Yoga is an ancient physical, mental and spiritual practice. The word ‘yoga’ derives from Sanskrit and means to join or to unite, symbolizing the union of body and consciousness.
Yoga has evolved as a philosophical system over thousands of years. Today it is practised around the world. It retains its appeal and continues to spread far and wide, simply because it ‘works’, for its practitioners.
Recognizing the universal appeal of Yoga, the United Nations General Assembly in 2014 adopted Resolution 69/131 that proclaimed 21 June as the International Day of Yoga, which aims to raise awareness worldwide of the many benefits of practising yoga for the individual and the society at large.

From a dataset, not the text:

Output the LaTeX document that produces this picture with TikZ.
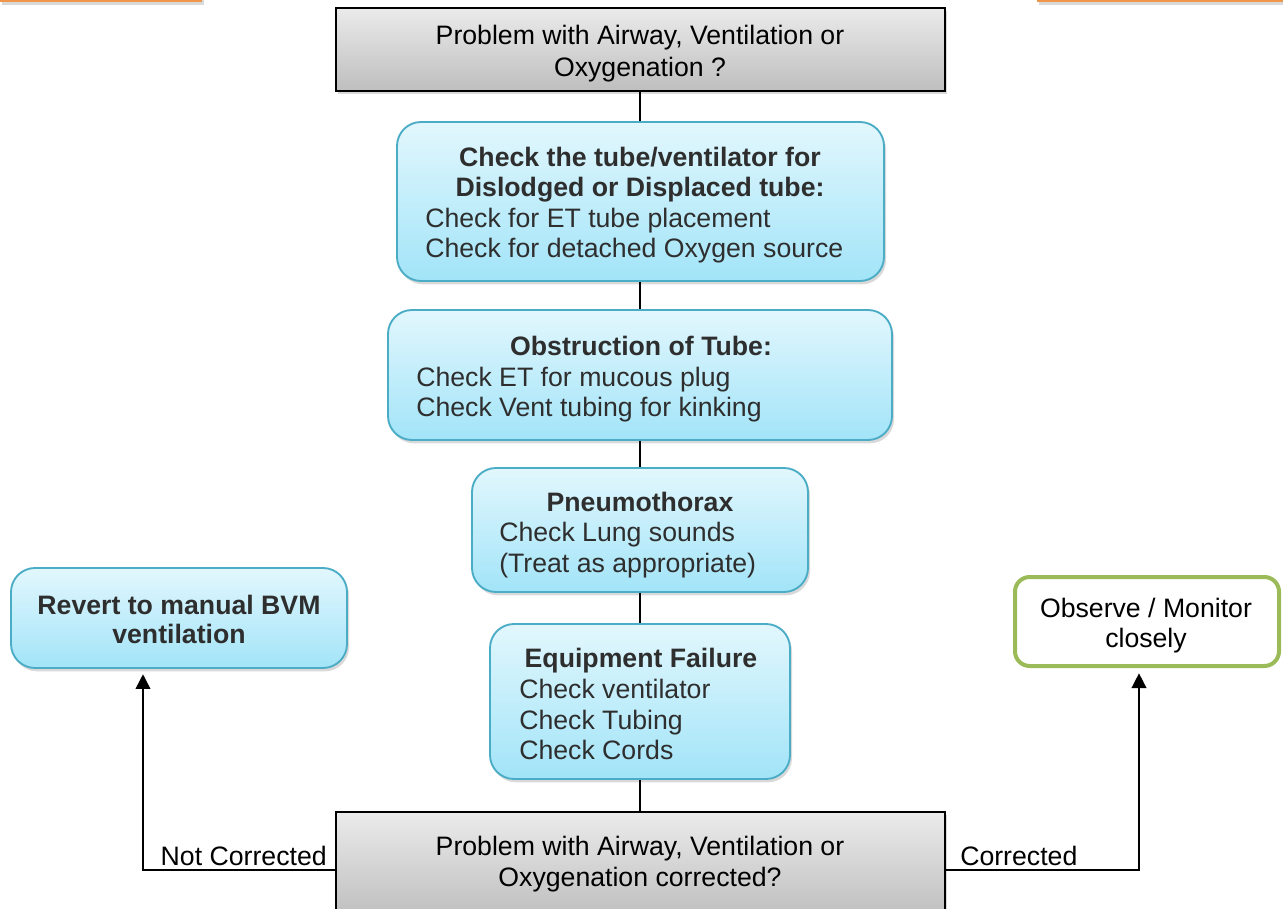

The proposal was introduced by Indian PM Narendra Modi in his address before the General Assembly, in which he said: “Yoga is an invaluable gift from our ancient tradition. Yoga embodies unity of mind and body, thought and action … a holistic approach that is valuable to our health and our well-being. Yoga is not just about exercise; it is a way to discover the sense of oneness with yourself, the world and the nature.”
In view of the global pandemic, the focus for this year’s celebrations is not only ‘Yoga for Health’ but also ‘Yoga at Home and Yoga with Family’. People across the world are being encouraged to do Yoga from home and follow online demonstrations. Online digital platforms are being used to spread awareness about Yoga.
Yoga helps us experience the interconnectedness of all creation, a fundamental truth that modern science is discovering only now. Through this interconnectedness, Yoga helps tune our inner selves with our surroundings, our fellow human beings and nature.
Therefore, it helps contribute not only to personal physical and mental wellbeing but also to the wellbeing of the larger society living in harmony with nature.
Traditional systems of knowledge, including the natural healing traditions such as Yoga and Ayurveda, a plant-based treatment system that also originated in India,are now our collective global heritage.
The ever growing popularity of Yoga across countries, especially among the younger generation, shows the inner longing among all peoples to strive for something better, to overcome various stresses and to achieve greater balance in a contemporary world where this is becoming increasingly difficult.
Yoga and Ayurveda are no strangers to Mauritius. The Indira Gandhi Centre for Indian Culture (IGCIC) in Phoenix has facilities for learning Yoga, which are being availed of by a large number of Mauritians. The IGCIC also held online Yoga classes during the recent curfew period here. There are also a large number of other institutions, which are active in teaching and promoting Yoga.
There is a growing recognition that both Yoga and Ayurveda systems help improvestrength, fitness and energy levels and boosting individual immunity to meet with the challenges of various diseasesthat affect physical and mental health.
Yoga aims to unite and, therefore, it is fitting that the global community through the United Nations has recognized the role that the wisdom of this ancient scientific tradition can play in building more peaceful, equitable, prosperous and harmonious world, a goal that we all cherish and should strive for.